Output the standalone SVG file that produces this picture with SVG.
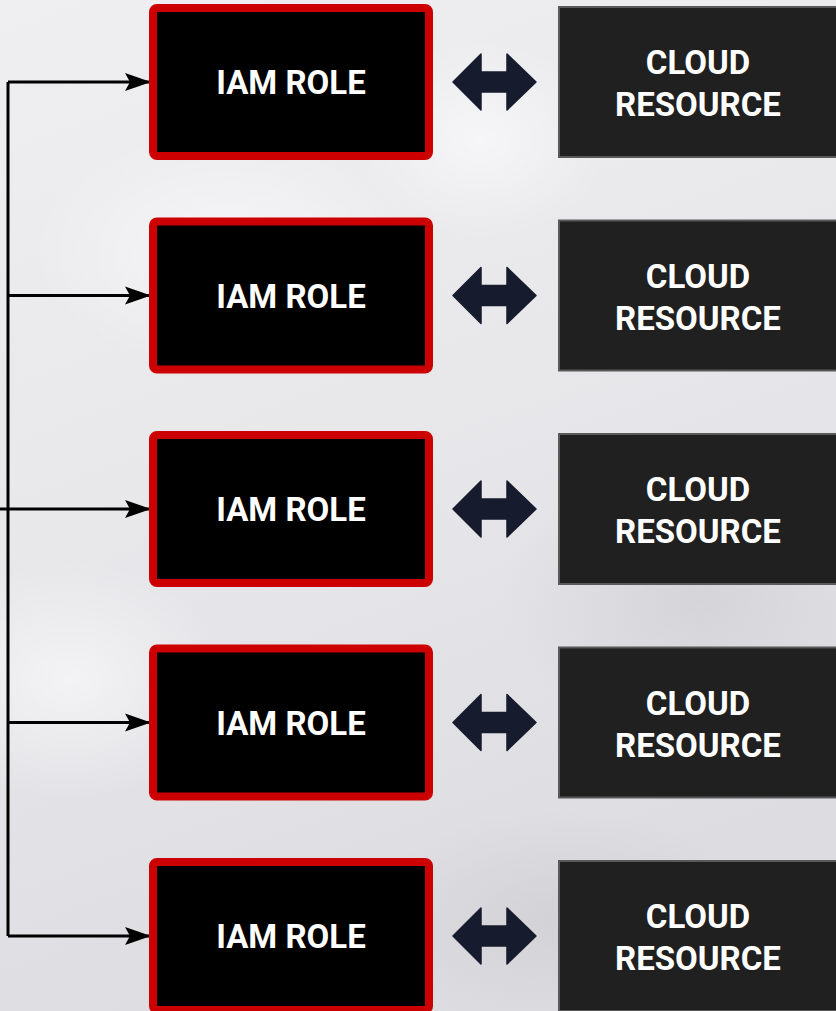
<svg xmlns="http://www.w3.org/2000/svg" width="836" height="1011" viewBox="0 0 836 1011">
<defs>
<linearGradient id="bg" x1="0" y1="0" x2="0.3" y2="1">
<stop offset="0" stop-color="#efeef1"/>
<stop offset="0.5" stop-color="#e8e7ea"/>
<stop offset="1" stop-color="#dddce0"/>
</linearGradient>
<radialGradient id="blob">
<stop offset="0" stop-color="#ffffff" stop-opacity="0.55"/>
<stop offset="1" stop-color="#ffffff" stop-opacity="0"/>
</radialGradient>
<radialGradient id="shade">
<stop offset="0" stop-color="#c8c7cc" stop-opacity="0.5"/>
<stop offset="1" stop-color="#c8c7cc" stop-opacity="0"/>
</radialGradient>
<marker id="ah" viewBox="0 0 26 20" refX="25" refY="10" markerWidth="26" markerHeight="20" markerUnits="userSpaceOnUse" orient="auto">
<path d="M0,1 L26,10 L0,19 L5,10 Z" fill="#000"/>
</marker>
<path id="dbl" d="M453,0 L481,-28 L481,-10 L507,-10 L507,-28 L536,0 L507,28 L507,10 L481,10 L481,28 Z"/>
</defs>
<style>
.iam{fill:#000;stroke:#cc0000;stroke-width:8}
.res{fill:#202020;stroke:#595959;stroke-width:2}
.t{fill:#fff;font-family:Roboto,"Liberation Sans",sans-serif;font-weight:bold;font-size:33px;text-anchor:middle}
.dbl{fill:#161b2e;stroke:#161b2e;stroke-width:1.5;stroke-linejoin:round}
.con{fill:none;stroke:#000;stroke-width:3}
</style>
<rect width="836" height="1011" fill="url(#bg)"/>
<ellipse cx="230" cy="250" rx="200" ry="120" fill="url(#blob)"/>
<ellipse cx="480" cy="140" rx="130" ry="100" fill="url(#blob)"/>
<ellipse cx="70" cy="680" rx="160" ry="120" fill="url(#blob)"/>
<ellipse cx="700" cy="600" rx="200" ry="140" fill="url(#shade)"/>
<ellipse cx="560" cy="920" rx="200" ry="110" fill="url(#shade)"/>

<g id="connectors">
<path class="con" d="M8,82 V936"/>
<path class="con" d="M0,509 H8"/>
<path class="con" d="M8,82 H150" marker-end="url(#ah)"/>
<path class="con" d="M8,295.5 H150" marker-end="url(#ah)"/>
<path class="con" d="M8,509 H150" marker-end="url(#ah)"/>
<path class="con" d="M8,722.5 H150" marker-end="url(#ah)"/>
<path class="con" d="M8,936 H150" marker-end="url(#ah)"/>
<use href="#dbl" class="dbl" y="82"/>
<use href="#dbl" class="dbl" y="295.5"/>
<use href="#dbl" class="dbl" y="509"/>
<use href="#dbl" class="dbl" y="722.5"/>
<use href="#dbl" class="dbl" y="936"/>
</g>

<g id="iam1"><rect class="iam" x="153" y="8" width="276" height="148" rx="4"/><text class="t" x="291" y="94">IAM ROLE</text></g>
<g id="iam2"><rect class="iam" x="153" y="221.5" width="276" height="148" rx="4"/><text class="t" x="291" y="307.5">IAM ROLE</text></g>
<g id="iam3"><rect class="iam" x="153" y="435" width="276" height="148" rx="4"/><text class="t" x="291" y="521">IAM ROLE</text></g>
<g id="iam4"><rect class="iam" x="153" y="648.5" width="276" height="148" rx="4"/><text class="t" x="291" y="734.5">IAM ROLE</text></g>
<g id="iam5"><rect class="iam" x="153" y="862" width="276" height="148" rx="4"/><text class="t" x="291" y="948">IAM ROLE</text></g>

<g id="res1"><rect class="res" x="559" y="7" width="290" height="150"/><text class="t" x="698" y="74">CLOUD</text><text class="t" x="698" y="116">RESOURCE</text></g>
<g id="res2"><rect class="res" x="559" y="220.5" width="290" height="150"/><text class="t" x="698" y="287.5">CLOUD</text><text class="t" x="698" y="329.5">RESOURCE</text></g>
<g id="res3"><rect class="res" x="559" y="434" width="290" height="150"/><text class="t" x="698" y="501">CLOUD</text><text class="t" x="698" y="543">RESOURCE</text></g>
<g id="res4"><rect class="res" x="559" y="647.5" width="290" height="150"/><text class="t" x="698" y="714.5">CLOUD</text><text class="t" x="698" y="756.5">RESOURCE</text></g>
<g id="res5"><rect class="res" x="559" y="861" width="290" height="150"/><text class="t" x="698" y="928">CLOUD</text><text class="t" x="698" y="970">RESOURCE</text></g>
</svg>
#####
WRITTEN PROBLEM
Without the pictures, write out the whole listing above exactly as it appears.

SOLUTION FOR THIS EXERCISE
Output the standalone SVG file that produces this picture with SVG.
<svg xmlns="http://www.w3.org/2000/svg" width="836" height="1011" viewBox="0 0 836 1011">
<defs>
<linearGradient id="bg" x1="0" y1="0" x2="0.3" y2="1">
<stop offset="0" stop-color="#efeef1"/>
<stop offset="0.5" stop-color="#e8e7ea"/>
<stop offset="1" stop-color="#dddce0"/>
</linearGradient>
<radialGradient id="blob">
<stop offset="0" stop-color="#ffffff" stop-opacity="0.55"/>
<stop offset="1" stop-color="#ffffff" stop-opacity="0"/>
</radialGradient>
<radialGradient id="shade">
<stop offset="0" stop-color="#c8c7cc" stop-opacity="0.5"/>
<stop offset="1" stop-color="#c8c7cc" stop-opacity="0"/>
</radialGradient>
<marker id="ah" viewBox="0 0 26 20" refX="25" refY="10" markerWidth="26" markerHeight="20" markerUnits="userSpaceOnUse" orient="auto">
<path d="M0,1 L26,10 L0,19 L5,10 Z" fill="#000"/>
</marker>
<path id="dbl" d="M453,0 L481,-28 L481,-10 L507,-10 L507,-28 L536,0 L507,28 L507,10 L481,10 L481,28 Z"/>
</defs>
<style>
.iam{fill:#000;stroke:#cc0000;stroke-width:8}
.res{fill:#202020;stroke:#595959;stroke-width:2}
.t{fill:#fff;font-family:Roboto,"Liberation Sans",sans-serif;font-weight:bold;font-size:33px;text-anchor:middle}
.dbl{fill:#161b2e;stroke:#161b2e;stroke-width:1.5;stroke-linejoin:round}
.con{fill:none;stroke:#000;stroke-width:3}
</style>
<rect width="836" height="1011" fill="url(#bg)"/>
<ellipse cx="230" cy="250" rx="200" ry="120" fill="url(#blob)"/>
<ellipse cx="480" cy="140" rx="130" ry="100" fill="url(#blob)"/>
<ellipse cx="70" cy="680" rx="160" ry="120" fill="url(#blob)"/>
<ellipse cx="700" cy="600" rx="200" ry="140" fill="url(#shade)"/>
<ellipse cx="560" cy="920" rx="200" ry="110" fill="url(#shade)"/>

<g id="connectors">
<path class="con" d="M8,82 V936"/>
<path class="con" d="M0,509 H8"/>
<path class="con" d="M8,82 H150" marker-end="url(#ah)"/>
<path class="con" d="M8,295.5 H150" marker-end="url(#ah)"/>
<path class="con" d="M8,509 H150" marker-end="url(#ah)"/>
<path class="con" d="M8,722.5 H150" marker-end="url(#ah)"/>
<path class="con" d="M8,936 H150" marker-end="url(#ah)"/>
<use href="#dbl" class="dbl" y="82"/>
<use href="#dbl" class="dbl" y="295.5"/>
<use href="#dbl" class="dbl" y="509"/>
<use href="#dbl" class="dbl" y="722.5"/>
<use href="#dbl" class="dbl" y="936"/>
</g>

<g id="iam1"><rect class="iam" x="153" y="8" width="276" height="148" rx="4"/><text class="t" x="291" y="94">IAM ROLE</text></g>
<g id="iam2"><rect class="iam" x="153" y="221.5" width="276" height="148" rx="4"/><text class="t" x="291" y="307.5">IAM ROLE</text></g>
<g id="iam3"><rect class="iam" x="153" y="435" width="276" height="148" rx="4"/><text class="t" x="291" y="521">IAM ROLE</text></g>
<g id="iam4"><rect class="iam" x="153" y="648.5" width="276" height="148" rx="4"/><text class="t" x="291" y="734.5">IAM ROLE</text></g>
<g id="iam5"><rect class="iam" x="153" y="862" width="276" height="148" rx="4"/><text class="t" x="291" y="948">IAM ROLE</text></g>

<g id="res1"><rect class="res" x="559" y="7" width="290" height="150"/><text class="t" x="698" y="74">CLOUD</text><text class="t" x="698" y="116">RESOURCE</text></g>
<g id="res2"><rect class="res" x="559" y="220.5" width="290" height="150"/><text class="t" x="698" y="287.5">CLOUD</text><text class="t" x="698" y="329.5">RESOURCE</text></g>
<g id="res3"><rect class="res" x="559" y="434" width="290" height="150"/><text class="t" x="698" y="501">CLOUD</text><text class="t" x="698" y="543">RESOURCE</text></g>
<g id="res4"><rect class="res" x="559" y="647.5" width="290" height="150"/><text class="t" x="698" y="714.5">CLOUD</text><text class="t" x="698" y="756.5">RESOURCE</text></g>
<g id="res5"><rect class="res" x="559" y="861" width="290" height="150"/><text class="t" x="698" y="928">CLOUD</text><text class="t" x="698" y="970">RESOURCE</text></g>
</svg>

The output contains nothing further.